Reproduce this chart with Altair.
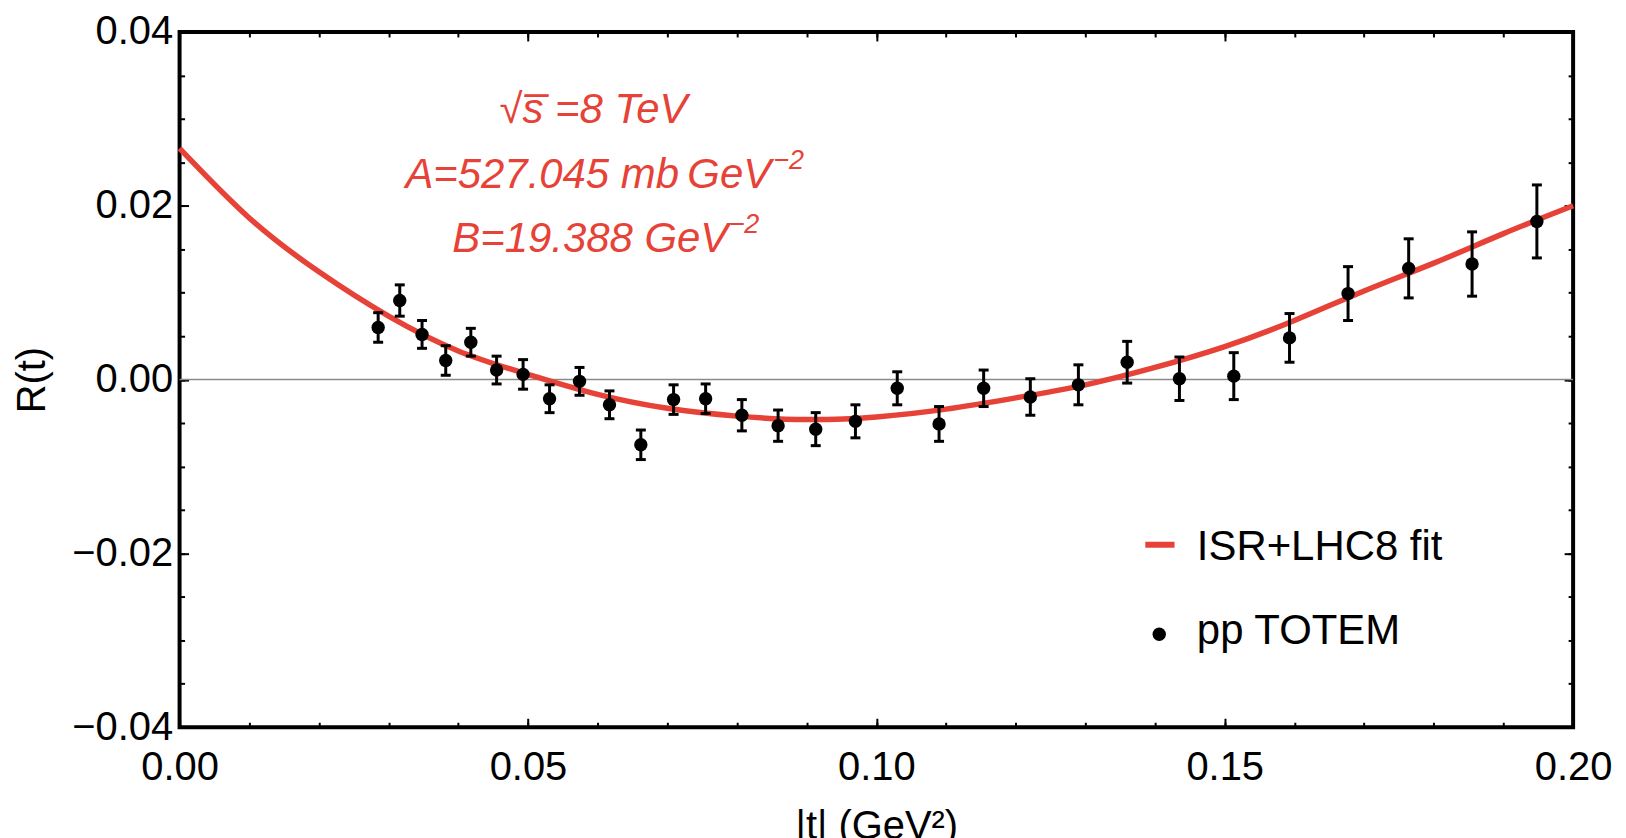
import altair as alt
import pandas as pd

# ---- data ----
t_data = [0.0285, 0.0316, 0.0348, 0.0382, 0.0418, 0.0455, 0.0493, 0.0531, 0.0574, 0.0617,
          0.0662, 0.0709, 0.0755, 0.0807, 0.0859, 0.0913, 0.0970, 0.1030, 0.1090, 0.1154,
          0.1221, 0.1290, 0.1360, 0.1435, 0.1513, 0.1593, 0.1677, 0.1764, 0.1855, 0.1948]
R_data = [0.0060, 0.0091, 0.0052, 0.0022, 0.0043, 0.0011, 0.0006, -0.0022, -0.0002, -0.0029,
          -0.0075, -0.0023, -0.0022, -0.0041, -0.0053, -0.0057, -0.0048, -0.0010, -0.0051, -0.0010,
          -0.0020, -0.0006, 0.0020, 0.0001, 0.0004, 0.0048, 0.0099, 0.0128, 0.0133, 0.0182]
err_data = [0.0017, 0.0018, 0.0016, 0.0017, 0.0016, 0.0016, 0.0017, 0.0016, 0.0016, 0.0016,
            0.0017, 0.0017, 0.0017, 0.0018, 0.0018, 0.0019, 0.0019, 0.0019, 0.0020, 0.0021,
            0.0021, 0.0023, 0.0024, 0.0025, 0.0027, 0.0028, 0.0031, 0.0034, 0.0037, 0.0042]

t_fit = [0.00, 0.01, 0.02, 0.03, 0.04, 0.05, 0.06, 0.07, 0.08, 0.09, 0.10,
         0.11, 0.12, 0.13, 0.14, 0.15, 0.16, 0.17, 0.18, 0.19, 0.20]
R_fit = [0.0266, 0.0186, 0.0124, 0.0073, 0.0033, 0.0006, -0.0017, -0.0033, -0.0042, -0.0046, -0.0043,
         -0.0034, -0.0021, -0.0006, 0.0014, 0.0038, 0.0068, 0.0102, 0.0134, 0.0168, 0.0200]

x_major = [0.0, 0.05, 0.10, 0.15, 0.20]
x_minor = [0.00, 0.01, 0.02, 0.03, 0.04, 0.05, 0.06, 0.07, 0.08, 0.09, 0.10,
           0.11, 0.12, 0.13, 0.14, 0.15, 0.16, 0.17, 0.18, 0.19, 0.20]
y_major = [-0.04, -0.02, 0.0, 0.02, 0.04]
y_minor = [-0.04, -0.035, -0.03, -0.025, -0.02, -0.015, -0.01, -0.005, 0.0,
           0.005, 0.01, 0.015, 0.02, 0.025, 0.03, 0.035, 0.04]

annot_top = "\u221as\u0305 =8 TeV"
annot_main = ["A=527.045 mb\u2009GeV", "B=19.388 GeV"]
annot_sup = ["\u22122", "\u22122"]
legend_labels = ["ISR+LHC8 fit", "pp TOTEM"]

# ---- styling ----
W, H = 1397, 697
RED = "#E64237"
FONT = "Liberation Sans"

pts = pd.DataFrame({
    "t": t_data,
    "R": R_data,
    "lo": [r - e for r, e in zip(R_data, err_data)],
    "hi": [r + e for r, e in zip(R_data, err_data)],
})
fit = pd.DataFrame({"t": t_fit, "R": R_fit})

xs = alt.Scale(domain=[0, 0.2], nice=False, zero=False)
ys = alt.Scale(domain=[-0.04, 0.04], nice=False, zero=False)


def tick_axis(orient, values, size):
    off = -H if orient in ("top", "bottom") else -W
    return alt.Axis(orient=orient, offset=off, values=values, tickSize=size, tickWidth=2,
                    tickColor="black", ticks=True, labels=False, domain=False, grid=False,
                    title=None)


x_lab = alt.Axis(orient="bottom", values=x_major, format=".2f", ticks=False, domain=False,
                 grid=False, labelFont=FONT, labelFontSize=40, labelColor="black",
                 labelPadding=20, labelFlush=False, labelOverlap=False,
                 title="|t| (GeV\u00b2)", titleFont=FONT, titleFontSize=40,
                 titleFontWeight="normal", titleColor="black", titleY=80, titleBaseline="top")
y_lab = alt.Axis(orient="left", values=y_major, format=".2f", ticks=False, domain=False,
                 grid=False, labelFont=FONT, labelFontSize=40, labelColor="black",
                 labelPadding=7, labelOverlap=False,
                 title="R(t)", titleFont=FONT, titleFontSize=40, titleFontWeight="normal",
                 titleColor="black", titleX=-135, titleY=H / 2, titleBaseline="alphabetic",
                 titleAlign="center")

zero = alt.Chart(pd.DataFrame({"R": [0.0]})).mark_rule(color="#8a8a8a", strokeWidth=1.5).encode(
    y=alt.Y("R:Q", scale=ys, axis=None))

curve = alt.Chart(fit).mark_line(color=RED, strokeWidth=5.5, interpolate="natural").encode(
    x=alt.X("t:Q", scale=xs, axis=x_lab),
    y=alt.Y("R:Q", scale=ys, axis=y_lab))

bars = alt.Chart(pts).mark_rule(color="black", strokeWidth=3, opacity=1).encode(
    x=alt.X("t:Q", scale=xs, axis=tick_axis("top", x_major, 9)),
    y=alt.Y("lo:Q", scale=ys, axis=tick_axis("right", y_major, 9)),
    y2="hi:Q")

caps_lo = alt.Chart(pts).mark_tick(color="black", thickness=3, size=10, orient="horizontal",
                                   opacity=1).encode(
    x=alt.X("t:Q", scale=xs, axis=tick_axis("top", x_minor, 5)),
    y=alt.Y("lo:Q", scale=ys, axis=tick_axis("right", y_minor, 5)))

caps_hi = alt.Chart(pts).mark_tick(color="black", thickness=3, size=10, orient="horizontal",
                                   opacity=1).encode(
    x=alt.X("t:Q", scale=xs, axis=tick_axis("bottom", x_major, 9)),
    y=alt.Y("hi:Q", scale=ys, axis=tick_axis("left", y_major, 9)))

points = alt.Chart(pts).mark_circle(color="black", size=180, opacity=1).encode(
    x=alt.X("t:Q", scale=xs, axis=tick_axis("bottom", x_minor, 5)),
    y=alt.Y("R:Q", scale=ys, axis=tick_axis("left", y_minor, 5)))

# annotation (red, italic)
top_df = pd.DataFrame({"t": [0.0594], "R": [0.02956], "label": [annot_top]})
annot1 = alt.Chart(top_df).mark_text(align="center", baseline="alphabetic", font=FONT,
                                     fontSize=42, fontStyle="italic", color=RED).encode(
    x=alt.X("t:Q", scale=xs, axis=None),
    y=alt.Y("R:Q", scale=ys, axis=None),
    text="label:N")

main_df = pd.DataFrame({"t": [0.0849, 0.07874], "R": [0.0221, 0.01463], "label": annot_main})
annot2 = alt.Chart(main_df).mark_text(align="right", baseline="alphabetic", font=FONT,
                                      fontSize=42, fontStyle="italic", color=RED).encode(
    x=alt.X("t:Q", scale=xs, axis=None),
    y=alt.Y("R:Q", scale=ys, axis=None),
    text="label:N")

sup_df = pd.DataFrame({"t": [0.0852, 0.0788], "R": [0.02428, 0.01682], "label": annot_sup})
annot3 = alt.Chart(sup_df).mark_text(align="left", baseline="alphabetic", font=FONT,
                                     fontSize=27, fontStyle="italic", color=RED).encode(
    x=alt.X("t:Q", scale=xs, axis=None),
    y=alt.Y("R:Q", scale=ys, axis=None),
    text="label:N")

# legend
leg_line = alt.Chart(pd.DataFrame({"t": [0.1386], "t2": [0.1428], "R": [-0.0190]})).mark_rule(
    color=RED, strokeWidth=6).encode(
    x=alt.X("t:Q", scale=xs, axis=None), x2="t2:Q",
    y=alt.Y("R:Q", scale=ys, axis=None))
leg_dot = alt.Chart(pd.DataFrame({"t": [0.1406], "R": [-0.0293]})).mark_circle(
    color="black", size=180, opacity=1).encode(
    x=alt.X("t:Q", scale=xs, axis=None),
    y=alt.Y("R:Q", scale=ys, axis=None))
leg_text = alt.Chart(pd.DataFrame({"t": [0.1460, 0.1460], "R": [-0.02072, -0.03047],
                                   "label": legend_labels})).mark_text(
    align="left", baseline="alphabetic", font=FONT, fontSize=42, color="black").encode(
    x=alt.X("t:Q", scale=xs, axis=None),
    y=alt.Y("R:Q", scale=ys, axis=None),
    text="label:N")

chart = alt.layer(zero, curve, bars, caps_lo, caps_hi, points, annot1, annot2, annot3,
                  leg_line, leg_dot, leg_text).resolve_axis(
    x="independent", y="independent"
).properties(
    width=W, height=H,
    autosize=alt.AutoSizeParams(type="none"),
    padding={"left": 172, "top": 23, "right": 45, "bottom": 110},
    background="white",
).configure(font=FONT).configure_view(stroke="black", strokeWidth=4)

chart.save("out.html", embed_options={"renderer": "svg", "actions": False})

========================================================================

- [Instructions for the task]: With all pictures left out, please transcribe exactly the lines from the start of the material through the line with "0.0034, 0.0037, 0.0042]".

- [Right answer]:
Reproduce this chart with Altair.
import altair as alt
import pandas as pd

# ---- data ----
t_data = [0.0285, 0.0316, 0.0348, 0.0382, 0.0418, 0.0455, 0.0493, 0.0531, 0.0574, 0.0617,
          0.0662, 0.0709, 0.0755, 0.0807, 0.0859, 0.0913, 0.0970, 0.1030, 0.1090, 0.1154,
          0.1221, 0.1290, 0.1360, 0.1435, 0.1513, 0.1593, 0.1677, 0.1764, 0.1855, 0.1948]
R_data = [0.0060, 0.0091, 0.0052, 0.0022, 0.0043, 0.0011, 0.0006, -0.0022, -0.0002, -0.0029,
          -0.0075, -0.0023, -0.0022, -0.0041, -0.0053, -0.0057, -0.0048, -0.0010, -0.0051, -0.0010,
          -0.0020, -0.0006, 0.0020, 0.0001, 0.0004, 0.0048, 0.0099, 0.0128, 0.0133, 0.0182]
err_data = [0.0017, 0.0018, 0.0016, 0.0017, 0.0016, 0.0016, 0.0017, 0.0016, 0.0016, 0.0016,
            0.0017, 0.0017, 0.0017, 0.0018, 0.0018, 0.0019, 0.0019, 0.0019, 0.0020, 0.0021,
            0.0021, 0.0023, 0.0024, 0.0025, 0.0027, 0.0028, 0.0031, 0.0034, 0.0037, 0.0042]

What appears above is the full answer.